▶ **Task statement**:
Without the pictures, print the lines running from the beginning of the material to the line containing "plt.rcParams['font.family'] = ['Liberation", both ends included.

* * * * * * *

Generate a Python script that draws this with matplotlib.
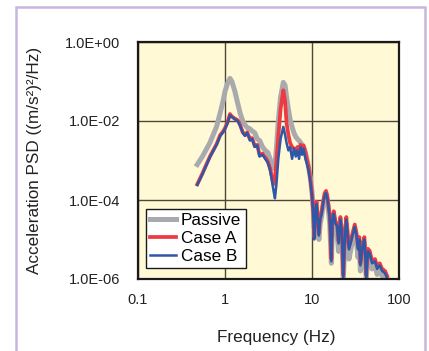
import matplotlib
matplotlib.use("Agg")
import matplotlib.pyplot as plt
from matplotlib.patches import Rectangle

plt.rcParams['font.family'] = ['Liberation Sans', 'DejaVu Sans']

# frequency axis (Hz), shared by the three series
freq = [0.48, 0.55, 0.67, 0.8, 0.88, 0.95, 1.0, 1.07, 1.14, 1.2, 1.3, 1.4, 1.49, 1.6, 1.7,
        1.8, 1.94, 2.05, 2.2, 2.35, 2.5, 2.7, 2.9, 3.1, 3.3, 3.45, 3.6, 3.75, 3.9, 4.1,
        4.35, 4.68, 4.9, 5.1, 5.35, 5.6, 5.9, 6.2, 6.5, 6.8, 7.1, 7.4, 7.7, 8.0, 8.4,
        8.8, 9.2, 9.6, 10.0, 10.3, 10.6, 11.0, 11.3, 11.7, 12.0, 12.4, 12.8, 13.4, 14.0,
        14.5, 15.0, 15.5, 16.0, 16.7, 17.2, 17.8, 18.6, 19.4, 20.2, 21.2, 22.0, 22.9, 23.8,
        24.8, 25.7, 26.6, 28.5, 31.0, 32.5, 33.8, 35.0, 36.0, 38.0, 40.0, 41.0, 42.0, 44.0,
        46.0, 49.0, 53.0, 56.0, 60.0, 64.0, 69.0, 73.0]

passive = [7.9e-4, 1.26e-3, 2.8e-3, 7.2e-3, 1.6e-2, 3.2e-2, 5.6e-2, 9.0e-2, 1.2e-1, 1.0e-1,
           5.6e-2, 2.8e-2, 1.6e-2, 1.0e-2, 7.9e-3, 6.8e-3, 6.3e-3, 5.6e-3, 5.0e-3, 3.5e-3,
           3.2e-3, 2.2e-3, 1.8e-3, 1.6e-3, 1.1e-3, 7.9e-4, 6.3e-4, 7.1e-4, 2.0e-3, 1.0e-2,
           4.0e-2, 9.5e-2, 8.0e-2, 4.0e-2, 2.0e-2, 1.1e-2, 7.1e-3, 5.0e-3, 4.0e-3, 3.5e-3,
           3.2e-3, 2.8e-3, 2.5e-3, 2.2e-3, 1.6e-3, 1.0e-3, 6.3e-4, 3.5e-4, 1.6e-4, 6.3e-5,
           2.0e-5, 4.5e-5, 6.0e-5, 2.0e-5, 1.0e-5, 2.5e-5, 3.5e-5, 7.0e-5, 1.2e-4, 1.4e-4,
           9.5e-5, 5.0e-5, 2.5e-5, 2.5e-6, 2.5e-5, 3.5e-5, 1.8e-5, 1.4e-5, 5.0e-6, 2.5e-5,
           1.2e-5, 1.0e-6, 7.0e-6, 2.5e-5, 8.0e-6, 3.2e-6, 7.0e-6, 1.7e-5, 9.0e-6, 3.5e-6,
           7.0e-6, 1.6e-6, 4.5e-6, 8.0e-6, 2.8e-6, 1.0e-6, 3.6e-6, 3.5e-6, 1.8e-6, 2.2e-6,
           1.3e-6, 1.7e-6, 1.2e-6, 1.1e-6, 1.0e-6]

case_a = [2.5e-4, 4.7e-4, 1.26e-3, 2.6e-3, 4.4e-3, 5.4e-3, 6.6e-3, 9.3e-3, 1.5e-2, 1.3e-2,
          1.15e-2, 1.05e-2, 8.0e-3, 5.2e-3, 4.4e-3, 5.2e-3, 3.4e-3, 3.7e-3, 2.3e-3, 2.5e-3,
          1.35e-3, 1.5e-3, 1.2e-3, 9.5e-4, 6.3e-4, 4.0e-4, 2.5e-4, 3.2e-4, 1.0e-3, 4.0e-3,
          2.0e-2, 6.0e-2, 3.2e-2, 8.9e-3, 4.5e-3, 2.8e-3, 2.2e-3, 2.0e-3, 1.8e-3, 2.2e-3,
          2.0e-3, 2.5e-3, 2.2e-3, 2.4e-3, 1.6e-3, 1.0e-3, 6.3e-4, 3.2e-4, 1.4e-4, 5.8e-5,
          1.15e-5, 7.2e-5, 9.1e-5, 2.9e-5, 1.45e-5, 3.7e-5, 4.6e-5, 9.1e-5, 1.5e-4, 1.7e-4,
          1.26e-4, 7.2e-5, 4.0e-5, 3.2e-6, 3.7e-5, 5.2e-5, 2.9e-5, 2.5e-5, 9.1e-6, 3.7e-5,
          1.8e-5, 1.26e-6, 1.15e-5, 3.7e-5, 1.45e-5, 6.4e-6, 1.15e-5, 2.4e-5, 1.45e-5, 6.4e-6,
          1.15e-5, 2.5e-6, 7.2e-6, 1.15e-5, 4.6e-6, 1.26e-6, 5.8e-6, 5.2e-6, 2.9e-6, 3.2e-6,
          2.1e-6, 2.5e-6, 1.8e-6, 1.6e-6, 1.2e-6]

case_b = [2.4e-4, 4.5e-4, 1.2e-3, 2.5e-3, 4.2e-3, 5.2e-3, 6.3e-3, 8.9e-3, 1.4e-2, 1.26e-2,
          1.1e-2, 1.0e-2, 7.6e-3, 5.0e-3, 4.2e-3, 5.0e-3, 3.2e-3, 3.5e-3, 2.2e-3, 2.4e-3,
          1.26e-3, 1.4e-3, 1.1e-3, 8.9e-4, 5.6e-4, 3.2e-4, 1.8e-4, 1.1e-4, 2.5e-4, 1.1e-3,
          3.5e-3, 7.1e-3, 4.5e-3, 2.8e-3, 1.8e-3, 2.2e-3, 1.1e-3, 2.0e-3, 1.26e-3, 1.8e-3,
          1.1e-3, 2.2e-3, 1.4e-3, 2.0e-3, 1.1e-3, 7.9e-4, 5.0e-4, 2.8e-4, 1.26e-4, 5.0e-5,
          1.0e-5, 6.3e-5, 7.9e-5, 2.5e-5, 1.26e-5, 3.2e-5, 4.0e-5, 7.9e-5, 1.3e-4, 1.5e-4,
          1.1e-4, 6.3e-5, 3.5e-5, 2.8e-6, 3.2e-5, 4.5e-5, 2.5e-5, 2.2e-5, 7.9e-6, 3.2e-5,
          1.6e-5, 1.1e-6, 1.0e-5, 3.2e-5, 1.26e-5, 5.6e-6, 1.0e-5, 2.1e-5, 1.26e-5, 5.6e-6,
          1.0e-5, 2.2e-6, 6.3e-6, 1.0e-5, 4.0e-6, 1.1e-6, 5.0e-6, 4.5e-6, 2.5e-6, 2.8e-6,
          1.8e-6, 2.2e-6, 1.6e-6, 1.4e-6, 1.07e-6]

x_ticks = [0.1, 1, 10, 100]
x_tick_labels = ['0.1', '1', '10', '100']
y_ticks = [1e-6, 1e-4, 1e-2, 1e0]
y_tick_labels = ['1.0E-06', '1.0E-04', '1.0E-02', '1.0E+00']

fig = plt.figure(figsize=(4.29, 3.51), dpi=100)
ax = fig.add_axes([138 / 429, 72 / 351, 261 / 429, 237 / 351])
ax.set_facecolor('#fff9d6')

ax.plot(freq, passive, color='#a9aaae', lw=3.6, label='Passive', solid_joinstyle='round')
ax.plot(freq, case_a, color='#ee3a42', lw=2.7, label='Case A', solid_joinstyle='round')
ax.plot(freq, case_b, color='#2d57a7', lw=1.8, label='Case B', solid_joinstyle='round')

ax.set_xscale('log')
ax.set_yscale('log')
ax.set_xlim(0.1, 100)
ax.set_ylim(1e-6, 1)
ax.set_xticks(x_ticks)
ax.set_xticklabels(x_tick_labels)
ax.set_yticks(y_ticks)
ax.set_yticklabels(y_tick_labels)
ax.minorticks_off()
ax.tick_params(axis='both', length=0, labelsize=10.5, colors='#222222')
ax.tick_params(axis='y', pad=13)
ax.tick_params(axis='x', pad=10)
ax.grid(True, color='#4d4838', lw=1.0)
ax.set_axisbelow(True)
for sp in ax.spines.values():
    sp.set_linewidth(1.6)
    sp.set_color('#1a1a1a')

ax.set_xlabel('Frequency (Hz)', fontsize=12.3, color='#222222')
ax.xaxis.set_label_coords(0.53, -0.215)
ax.set_ylabel('Acceleration PSD ((m/s²)²/Hz)', fontsize=12.3, color='#222222')
ax.yaxis.set_label_coords(-0.367, 0.5)

leg = ax.legend(loc='lower left', bbox_to_anchor=(0.031, 0.045), fontsize=12.3,
                frameon=True, fancybox=False, handlelength=1.5, handletextpad=0.3,
                labelspacing=0.18, borderpad=0.25, borderaxespad=0)
leg.get_frame().set_edgecolor('#1a1a1a')
leg.get_frame().set_linewidth(1.0)
leg.get_frame().set_facecolor('white')
leg.get_frame().set_alpha(1)

# lavender panel border
fig.add_artist(Rectangle((16 / 429, -0.05), 409 / 429, 1.05 - 7 / 351,
                         transform=fig.transFigure, fill=False,
                         edgecolor='#c8b6e0', lw=1.8))

fig.savefig('out.png', dpi=100)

* * * * * * *

▶ **Complete answer**:
Generate a Python script that draws this with matplotlib.
import matplotlib
matplotlib.use("Agg")
import matplotlib.pyplot as plt
from matplotlib.patches import Rectangle

plt.rcParams['font.family'] = ['Liberation Sans', 'DejaVu Sans']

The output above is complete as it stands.